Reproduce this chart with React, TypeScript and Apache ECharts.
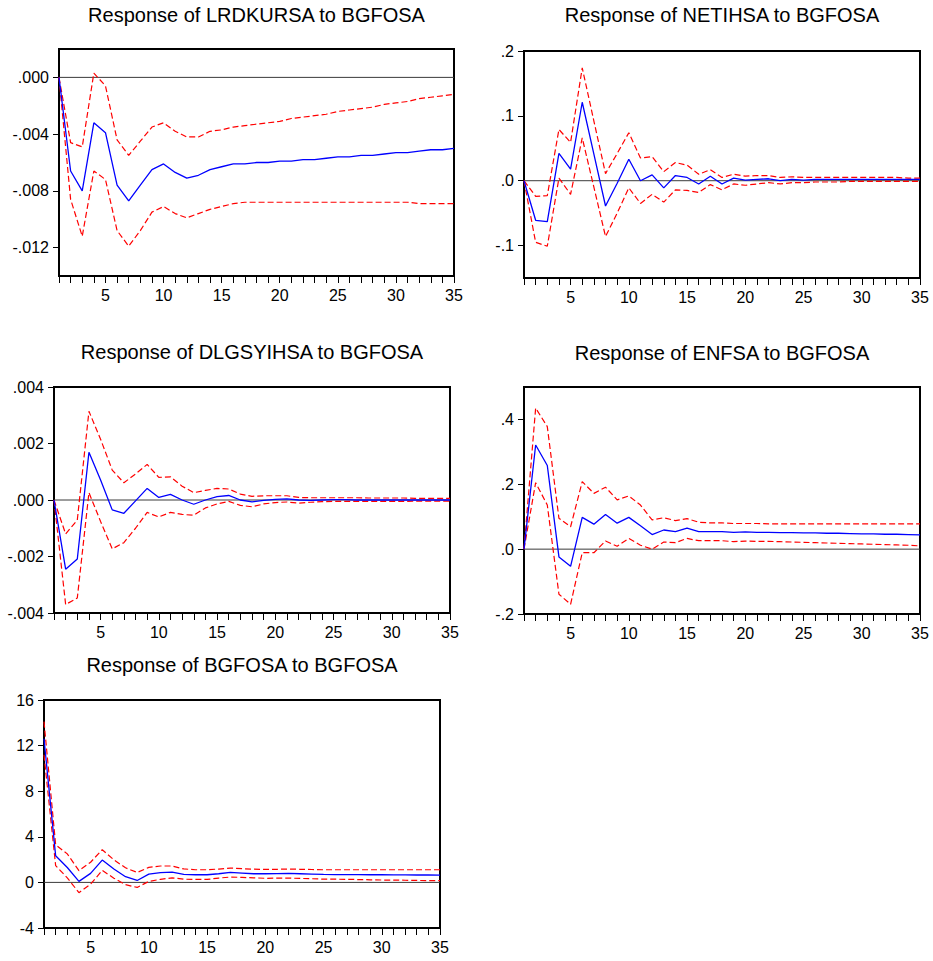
import React, { useEffect, useRef } from "react";
import * as echarts from "echarts";

// ---------- DATA ----------
const periods = [1, 2, 3, 4, 5, 6, 7, 8, 9, 10, 11, 12, 13, 14, 15, 16, 17, 18, 19, 20, 21, 22, 23, 24, 25, 26, 27, 28, 29, 30, 31, 32, 33, 34, 35];
const xLabelValues = [5, 10, 15, 20, 25, 30, 35];

const titles = [
  "Response of LRDKURSA to BGFOSA",
  "Response of NETIHSA to BGFOSA",
  "Response of DLGSYIHSA to BGFOSA",
  "Response of ENFSA to BGFOSA",
  "Response of BGFOSA to BGFOSA",
];

// Panel 1: LRDKURSA
const resp1 = [0, -0.0066, -0.0080, -0.0032, -0.0039, -0.0076, -0.0087, -0.0076, -0.0065, -0.0061, -0.0067, -0.0071, -0.0069, -0.0065, -0.0063, -0.0061, -0.0061, -0.0060, -0.0060, -0.0059, -0.0059, -0.0058, -0.0058, -0.0057, -0.0056, -0.0056, -0.0055, -0.0055, -0.0054, -0.0053, -0.0053, -0.0052, -0.0051, -0.0051, -0.0050];
const upper1 = [0, -0.0046, -0.0049, 0.0003, -0.0006, -0.0044, -0.0055, -0.0045, -0.0035, -0.0032, -0.0038, -0.0042, -0.0042, -0.0038, -0.0037, -0.0035, -0.0034, -0.0033, -0.0032, -0.0031, -0.0029, -0.0028, -0.0027, -0.0026, -0.0024, -0.0023, -0.0022, -0.0021, -0.0019, -0.0018, -0.0017, -0.0015, -0.0014, -0.0013, -0.0012];
const lower1 = [0, -0.0086, -0.0112, -0.0066, -0.0072, -0.0108, -0.0119, -0.0108, -0.0095, -0.0091, -0.0096, -0.0099, -0.0096, -0.0093, -0.0091, -0.0089, -0.0088, -0.0088, -0.0088, -0.0088, -0.0088, -0.0088, -0.0088, -0.0088, -0.0088, -0.0088, -0.0088, -0.0088, -0.0088, -0.0088, -0.0088, -0.0089, -0.0089, -0.0089, -0.0089];
const yTicks1 = [0, -0.004, -0.008, -0.012];
const yLabels1 = [".000", "-.004", "-.008", "-.012"];

// Panel 2: NETIHSA
const resp2 = [0, -0.061, -0.063, 0.042, 0.018, 0.121, 0.041, -0.039, -0.004, 0.033, 0.000, 0.009, -0.011, 0.008, 0.005, -0.005, 0.007, -0.005, 0.004, 0.001, 0.002, 0.003, 0.000, 0.002, 0.001, 0.002, 0.002, 0.002, 0.002, 0.002, 0.002, 0.002, 0.002, 0.002, 0.002];
const upper2 = [0, -0.024, -0.023, 0.079, 0.059, 0.174, 0.092, 0.011, 0.042, 0.074, 0.035, 0.037, 0.014, 0.028, 0.024, 0.010, 0.017, 0.005, 0.010, 0.007, 0.008, 0.008, 0.005, 0.006, 0.005, 0.005, 0.005, 0.005, 0.005, 0.005, 0.005, 0.005, 0.005, 0.004, 0.004];
const lower2 = [0, -0.095, -0.101, 0.004, -0.021, 0.066, -0.010, -0.086, -0.050, -0.011, -0.035, -0.021, -0.033, -0.014, -0.015, -0.018, -0.006, -0.014, -0.005, -0.007, -0.005, -0.003, -0.005, -0.003, -0.003, -0.002, -0.002, -0.002, -0.001, -0.001, -0.001, -0.001, -0.001, -0.001, -0.001];
const yTicks2 = [0.2, 0.1, 0, -0.1];
const yLabels2 = [".2", ".1", ".0", "-.1"];

// Panel 3: DLGSYIHSA
const resp3 = [0, -0.00245, -0.00209, 0.00169, 0.00071, -0.00035, -0.00047, -0.00003, 0.00041, 0.00009, 0.00020, 0.00000, -0.00015, 0.00000, 0.00012, 0.00016, 0.00000, -0.00007, -0.00001, 0.00002, 0.00004, 0.00000, -0.00001, 0.00000, 0.00001, 0.00001, 0.00000, 0.00000, 0.00000, 0.00000, 0.00000, 0.00000, 0.00000, 0.00000, 0.00000];
const upper3 = [0, -0.00120, -0.00071, 0.00314, 0.00215, 0.00106, 0.00061, 0.00092, 0.00126, 0.00080, 0.00082, 0.00049, 0.00026, 0.00034, 0.00041, 0.00039, 0.00021, 0.00013, 0.00015, 0.00015, 0.00015, 0.00009, 0.00008, 0.00008, 0.00008, 0.00008, 0.00008, 0.00007, 0.00007, 0.00007, 0.00007, 0.00006, 0.00006, 0.00006, 0.00006];
const lower3 = [0, -0.00370, -0.00347, 0.00026, -0.00076, -0.00173, -0.00151, -0.00100, -0.00044, -0.00060, -0.00044, -0.00051, -0.00054, -0.00028, -0.00014, -0.00005, -0.00019, -0.00024, -0.00014, -0.00009, -0.00007, -0.00011, -0.00008, -0.00006, -0.00005, -0.00005, -0.00005, -0.00005, -0.00005, -0.00005, -0.00005, -0.00004, -0.00004, -0.00004, -0.00004];
const yTicks3 = [0.004, 0.002, 0, -0.002, -0.004];
const yLabels3 = [".004", ".002", ".000", "-.002", "-.004"];

// Panel 4: ENFSA
const resp4 = [0, 0.321, 0.258, -0.024, -0.053, 0.098, 0.077, 0.107, 0.080, 0.098, 0.072, 0.045, 0.059, 0.054, 0.065, 0.054, 0.054, 0.054, 0.052, 0.053, 0.052, 0.052, 0.051, 0.051, 0.050, 0.050, 0.049, 0.049, 0.048, 0.047, 0.047, 0.046, 0.046, 0.045, 0.044];
const upper4 = [0, 0.435, 0.378, 0.095, 0.069, 0.208, 0.172, 0.191, 0.152, 0.164, 0.136, 0.090, 0.097, 0.088, 0.094, 0.083, 0.081, 0.081, 0.079, 0.079, 0.079, 0.078, 0.078, 0.078, 0.078, 0.078, 0.078, 0.078, 0.078, 0.078, 0.078, 0.078, 0.078, 0.078, 0.078];
const lower4 = [0, 0.205, 0.136, -0.139, -0.170, -0.011, -0.011, 0.025, 0.009, 0.033, 0.012, 0.000, 0.022, 0.020, 0.033, 0.026, 0.026, 0.026, 0.023, 0.025, 0.024, 0.024, 0.023, 0.022, 0.021, 0.020, 0.019, 0.018, 0.017, 0.016, 0.015, 0.014, 0.013, 0.012, 0.010];
const yTicks4 = [0.4, 0.2, 0, -0.2];
const yLabels4 = [".4", ".2", ".0", "-.2"];

// Panel 5: BGFOSA
const resp5 = [12.6, 2.34, 1.31, 0.09, 0.79, 1.96, 1.17, 0.50, 0.17, 0.72, 0.85, 0.90, 0.70, 0.67, 0.67, 0.76, 0.88, 0.82, 0.76, 0.76, 0.77, 0.79, 0.76, 0.73, 0.70, 0.69, 0.69, 0.68, 0.67, 0.67, 0.66, 0.66, 0.65, 0.65, 0.64];
const upper5 = [14.1, 3.30, 2.50, 1.03, 1.77, 2.87, 1.98, 1.28, 0.87, 1.32, 1.44, 1.44, 1.18, 1.11, 1.11, 1.17, 1.26, 1.20, 1.16, 1.14, 1.15, 1.17, 1.15, 1.13, 1.11, 1.11, 1.11, 1.11, 1.11, 1.11, 1.11, 1.11, 1.11, 1.11, 1.11];
const lower5 = [11.2, 1.47, 0.40, -0.90, -0.15, 1.05, 0.37, -0.20, -0.44, 0.09, 0.27, 0.40, 0.28, 0.26, 0.26, 0.38, 0.47, 0.44, 0.40, 0.36, 0.37, 0.38, 0.35, 0.32, 0.29, 0.28, 0.27, 0.25, 0.23, 0.21, 0.20, 0.19, 0.17, 0.16, 0.15];
const yTicks5 = [16, 12, 8, 4, 0, -4];
const yLabels5 = ["16", "12", "8", "4", "0", "-4"];

// ---------- LAYOUT / STYLE ----------
const panels = [
  { resp: resp1, up: upper1, lo: lower1, ticks: yTicks1, labels: yLabels1, min: -0.014, max: 0.002, grid: { left: 59, top: 49, width: 395, height: 227 }, titleY: 15 },
  { resp: resp2, up: upper2, lo: lower2, ticks: yTicks2, labels: yLabels2, min: -0.15, max: 0.2, grid: { left: 524, top: 51, width: 396, height: 227 }, titleY: 15 },
  { resp: resp3, up: upper3, lo: lower3, ticks: yTicks3, labels: yLabels3, min: -0.004, max: 0.004, grid: { left: 54, top: 387, width: 396, height: 226 }, titleY: 352 },
  { resp: resp4, up: upper4, lo: lower4, ticks: yTicks4, labels: yLabels4, min: -0.2, max: 0.5, grid: { left: 524, top: 387, width: 396, height: 227 }, titleY: 353 },
  { resp: resp5, up: upper5, lo: lower5, ticks: yTicks5, labels: yLabels5, min: -4, max: 16, grid: { left: 44, top: 700, width: 396, height: 228 }, titleY: 665 },
];

const FONT = '"Liberation Sans", Arial, sans-serif';

export default function App() {
  const ref = useRef<HTMLDivElement>(null);

  useEffect(() => {
    if (!ref.current) return;
    const chart = echarts.init(ref.current, undefined, { renderer: "svg" });

    const grid = panels.map((p) => ({
      left: p.grid.left,
      top: p.grid.top,
      width: p.grid.width,
      height: p.grid.height,
      show: true,
      borderColor: "#000",
      borderWidth: 2,
      backgroundColor: "transparent",
      containLabel: false,
    }));

    const xAxis = panels.map((_, i) => ({
      type: "value",
      gridIndex: i,
      min: 1,
      max: 35,
      interval: 1,
      axisLine: { show: true, onZero: false, lineStyle: { color: "#000", width: 2 } },
      axisTick: { show: true, inside: false, length: 7, lineStyle: { color: "#000", width: 1 } },
      axisLabel: {
        show: true,
        margin: 11,
        color: "#000",
        fontSize: 16,
        fontFamily: FONT,
        showMinLabel: true,
        showMaxLabel: true,
        formatter: (v: number) => (xLabelValues.indexOf(Math.round(v)) >= 0 ? String(Math.round(v)) : ""),
      },
      splitLine: { show: false },
    }));

    const yAxis = panels.map((p, i) => ({
      type: "value",
      gridIndex: i,
      min: p.min,
      max: p.max,
      axisLine: { show: true, onZero: false, lineStyle: { color: "#000", width: 2 } },
      axisTick: { show: true, inside: false, length: 6, customValues: p.ticks, lineStyle: { color: "#000", width: 1 } },
      axisLabel: {
        show: true,
        margin: 10,
        color: "#000",
        fontSize: 16,
        fontFamily: FONT,
        customValues: p.ticks,
        formatter: (v: number) => {
          const k = p.ticks.findIndex((t) => Math.abs(t - v) < 1e-9);
          return k >= 0 ? p.labels[k] : "";
        },
      },
      splitLine: { show: false },
    }));

    const series: any[] = [];
    panels.forEach((p, i) => {
      series.push({
        type: "line",
        xAxisIndex: i,
        yAxisIndex: i,
        data: [[periods[0], 0], [periods[periods.length - 1], 0]],
        symbol: "none",
        lineStyle: { color: "#3a3a3a", width: 1 },
        z: 1,
        silent: true,
      });
      [p.up, p.lo].forEach((arr) => {
        series.push({
          type: "line",
          xAxisIndex: i,
          yAxisIndex: i,
          data: periods.map((x, k) => [x, arr[k]]),
          symbol: "none",
          lineStyle: { color: "#ff0000", width: 1.2, type: [6, 3] },
          z: 2,
          silent: true,
        });
      });
      series.push({
        type: "line",
        xAxisIndex: i,
        yAxisIndex: i,
        data: periods.map((x, k) => [x, p.resp[k]]),
        symbol: "none",
        lineStyle: { color: "#0000ff", width: 1.3 },
        z: 3,
        silent: true,
      });
    });

    const graphic = panels.map((p, i) => ({
      type: "text",
      x: p.grid.left + p.grid.width / 2,
      y: p.titleY,
      style: {
        text: titles[i],
        fill: "#000",
        font: `20px ${FONT}`,
        textAlign: "center",
        textVerticalAlign: "middle",
      },
      silent: true,
    }));

    chart.setOption({
      animation: false,
      backgroundColor: "#fff",
      grid,
      xAxis,
      yAxis,
      series,
      graphic,
    });

    return () => {
      chart.dispose();
    };
  }, []);

  return (
    <div
      ref={ref}
      style={{ position: "absolute", left: 0, top: 0, width: 933, height: 961, background: "#fff" }}
    />
  );
}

———

### Exercise aim
Identify the lines above that contain the word "React", then copy them.

### Written reply
Reproduce this chart with React, TypeScript and Apache ECharts.
import React, { useEffect, useRef } from "react";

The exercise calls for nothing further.